L. Ron Hubbard said this about the cossacks: “It takes a fire of life within to set life on fire.” And that fire is flamed in this short story set against the historical background of the Russian revolution.
TRICK SOLDIER
Meet Lieutenant Flint: hard-edged and muscle-bound, radiating machismo—a bull of a soldier. In the opposite corner stands Captain Turner: with his pencil mustache and tailored shirts, he’s a Trick Soldier—smart, crisply-dressed and always at attention. They’re fire and ice, oil and water.
Ten years ago and a thousand miles away, they attended boot camp together. They didn’t get along then . . . and they don’t get along now. Reunited in the Haitian jungles, in the midst of a fierce rebel uprising, they confront the most dangerous enemy of all—each other.

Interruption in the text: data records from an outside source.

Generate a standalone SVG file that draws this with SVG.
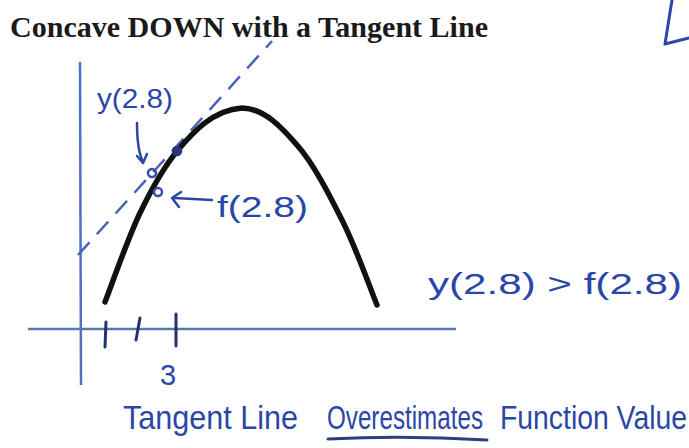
<svg xmlns="http://www.w3.org/2000/svg" width="689" height="448" viewBox="0 0 689 448">
  <style>
    .hand { font-family: "Liberation Sans", "DejaVu Sans", sans-serif; fill: #2a47a8; }
    .ink { stroke: #2a47a8; fill: none; stroke-linecap: round; stroke-linejoin: round; }
    .tick { stroke: #23336f; stroke-width: 3; stroke-linecap: round; }
  </style>
  <rect width="689" height="448" fill="#ffffff"/>

  <g id="title">
    <text x="10" y="37" font-family="'Liberation Serif', 'Times New Roman', serif" font-weight="bold" font-size="30" fill="#1a1a1a" textLength="478" lengthAdjust="spacingAndGlyphs">Concave DOWN with a Tangent Line</text>
  </g>

  <g id="corner-mark">
    <path class="ink" stroke-width="3" d="M672,0 L665,44 L689,38"/>
  </g>

  <g id="axes">
    <line x1="80" y1="62" x2="81" y2="385" stroke="#4f6fc8" stroke-width="2.5"/>
    <line x1="28" y1="329" x2="456" y2="329" stroke="#5a78b0" stroke-width="2.5"/>
    <line class="tick" x1="106" y1="322" x2="105" y2="347"/>
    <line class="tick" x1="140" y1="318" x2="136" y2="340"/>
    <line class="tick" x1="176" y1="314" x2="176" y2="346"/>
    <text class="hand" x="168" y="385" font-size="29" text-anchor="middle" fill="#2a3f90">3</text>
  </g>

  <g id="tangent-line">
    <line x1="78" y1="255" x2="272" y2="41" stroke="#4a63b8" stroke-width="2.5" stroke-dasharray="17 11"/>
  </g>

  <g id="curve">
    <path d="M105,302 C110.8,287.2 127.8,238.3 140,213 C152.2,187.7 164.2,166.3 178,150 C191.8,133.7 212,110 242,108 C265,108 284,130 297,145 C313.7,163.8 329.7,195.3 343,222 C356.3,248.7 371.3,291.2 377,305" fill="none" stroke="#111111" stroke-width="5.5" stroke-linecap="round"/>
  </g>

  <g id="points">
    <circle cx="177" cy="151" r="4.5" fill="#2a3380" stroke="#2a3380" stroke-width="1.5"/>
    <circle cx="152" cy="173" r="4" fill="none" stroke="#3a4aa8" stroke-width="2.5"/>
    <circle cx="158" cy="192" r="4" fill="none" stroke="#3a4aa8" stroke-width="2.5"/>
  </g>

  <g id="label-y">
    <text class="hand" x="97" y="108" font-size="28" textLength="76" lengthAdjust="spacingAndGlyphs">y(2.8)</text>
    <path class="ink" stroke-width="2.5" d="M137,123 Q137,150 143,162"/>
    <path class="ink" stroke-width="2.5" d="M137,156 L143,163 L147,154"/>
  </g>

  <g id="label-f">
    <path class="ink" stroke-width="2.5" d="M174,198 L212,200"/>
    <path class="ink" stroke-width="2.5" d="M181,192 L172,198 L179,207"/>
    <text class="hand" x="217" y="217" font-size="30" textLength="91" lengthAdjust="spacingAndGlyphs">f(2.8)</text>
  </g>

  <g id="inequality">
    <text class="hand" x="428" y="294" font-size="30" textLength="254" lengthAdjust="spacingAndGlyphs">y(2.8) &gt; f(2.8)</text>
  </g>

  <g id="conclusion">
    <g transform="translate(0,429) scale(1,1.25)">
      <text class="hand" x="123" y="0" font-size="26" textLength="175" lengthAdjust="spacingAndGlyphs">Tangent Line</text>
      <text class="hand" x="327" y="0" font-size="26" textLength="156" lengthAdjust="spacingAndGlyphs">Overestimates</text>
      <text class="hand" x="500" y="0" font-size="26" textLength="187" lengthAdjust="spacingAndGlyphs">Function Value</text>
    </g>
    <path d="M328,439 Q405,435 487,440" fill="none" stroke="#2a3f80" stroke-width="3" stroke-linecap="round"/>
  </g>
</svg>
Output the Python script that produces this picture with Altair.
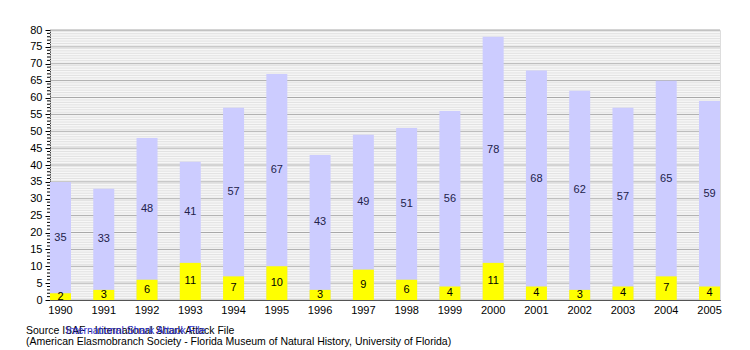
import altair as alt
import pandas as pd

years = [str(y) for y in range(1990, 2006)]
total_attacks = [35, 33, 48, 41, 57, 67, 43, 49, 51, 56, 78, 68, 62, 57, 65, 59]
fatal_attacks = [2, 3, 6, 11, 7, 10, 3, 9, 6, 4, 11, 4, 3, 4, 7, 4]
footer_lines = [
    "Source ISAF - International Shark Attack File",
    "(American Elasmobranch Society - Florida Museum of Natural History, University of Florida)",
]
footer_link = "International Shark Attack File"

major_ticks = list(range(0, 81, 5))
minor_grid = [i / 2 for i in range(0, 161) if (i / 2) % 5 != 0]
minor_ticks = [i for i in range(0, 81) if i % 5 != 0]

df = pd.DataFrame({"year": years, "total": total_attacks, "fatal": fatal_attacks})
df["mid_total"] = (df["total"] + df["fatal"]) / 2
df["mid_fatal"] = df["fatal"] / 2

FONT = "Liberation Sans"

xaxis = alt.Axis(labelAngle=0, ticks=False, domainColor="#000000",
                 labelColor="#000000", labelFont=FONT, labelFontSize=11,
                 labelPadding=4, labelOverlap=False)
xscale = alt.Scale(paddingInner=0.515, paddingOuter=0)
x = alt.X("year:N", title=None, sort=years, scale=xscale, axis=xaxis)
yscale = alt.Scale(domain=[0, 80], nice=False)
yaxis = alt.Axis(values=major_ticks, grid=False, tickSize=5, labelOverlap=False,
                 tickColor="#000000", domainColor="#000000", format="d",
                 labelFont=FONT, labelFontSize=11, labelColor="#000000", labelPadding=3)


def Y(field):
    return alt.Y(field, scale=yscale, title=None, axis=yaxis)


minor_grid_layer = alt.Chart(pd.DataFrame({"v": minor_grid})).mark_rule(
    color="#e2e2e2", strokeWidth=1).encode(y=Y("v:Q"))
major_grid_layer = alt.Chart(pd.DataFrame({"v": major_ticks})).mark_rule(
    color="#a8a8a8", strokeWidth=1).encode(y=Y("v:Q"))
minor_tick_layer = alt.Chart(pd.DataFrame({"v": minor_ticks})).mark_rule(
    color="#000000", strokeWidth=1).encode(y=Y("v:Q"), x=alt.value(-3), x2=alt.value(0))

base = alt.Chart(df)

total_bars = base.mark_bar(color="#ccccff").encode(x=x, y=Y("total:Q"))
fatal_bars = base.mark_bar(color="#ffff00").encode(x=x, y=Y("fatal:Q"))
total_text = base.mark_text(font=FONT, fontSize=11, color="#22224a", baseline="middle").encode(
    x=x, y=Y("mid_total:Q"), text="total:Q")
fatal_text = base.mark_text(font=FONT, fontSize=11, color="#000000", baseline="middle").encode(
    x=x, y=Y("mid_fatal:Q"), text="fatal:Q")

f1 = alt.Chart(pd.DataFrame({"t": [footer_lines[0]]})).mark_text(
    font=FONT, fontSize=10.5, align="left", baseline="middle", color="#000000").encode(
    x=alt.value(-24), y=alt.value(301), text="t:N")
f1b = alt.Chart(pd.DataFrame({"t": [footer_link]})).mark_text(
    font=FONT, fontSize=10.5, align="left", baseline="middle", color="#3333cc").encode(
    x=alt.value(16), y=alt.value(301), text="t:N")
f2 = alt.Chart(pd.DataFrame({"t": [footer_lines[1]]})).mark_text(
    font=FONT, fontSize=10.5, align="left", baseline="middle", color="#000000").encode(
    x=alt.value(-24), y=alt.value(312), text="t:N")

chart = alt.layer(minor_grid_layer, major_grid_layer, total_bars, fatal_bars,
                  total_text, fatal_text, minor_tick_layer, f1, f1b, f2).properties(
    width=670, height=270,
    padding={"left": 50, "top": 30, "right": 30, "bottom": 50},
    autosize="none",
).configure_view(stroke=None).configure(background="#ffffff")

chart.save("out.html", embed_options={"renderer": "svg", "actions": False})
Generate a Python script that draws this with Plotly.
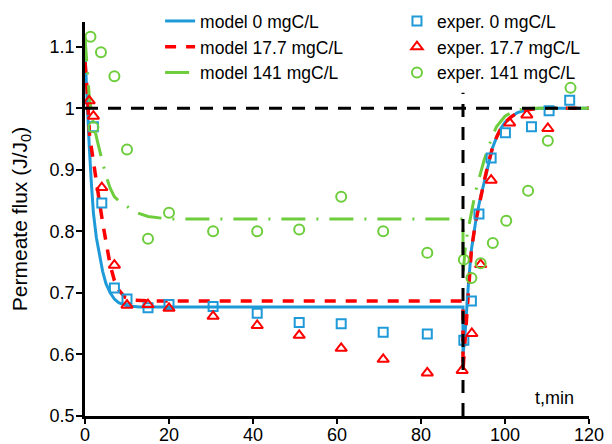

A First Sergeant with the 20th United States Marine Corps Reserve, Mr. Hubbard knew exactly what it meant to be a Marine. As he wrote in 1935: “Most of the fiction written about [Marines] is of an intensely dramatic type, all do-or-die and Semper Fidelis.” But the reality, he said, was far different. “I’ve known the Corps from Quantico to Peiping, from the South Pacific to the West Indies, and I’ve never seen any flag-waving. The most refreshing part of the U.S.M.C. is that they get their orders . . . and do the job and that’s that.” It’s that kind of unique and pointed insight that he brings to stories like “Trick Soldier.”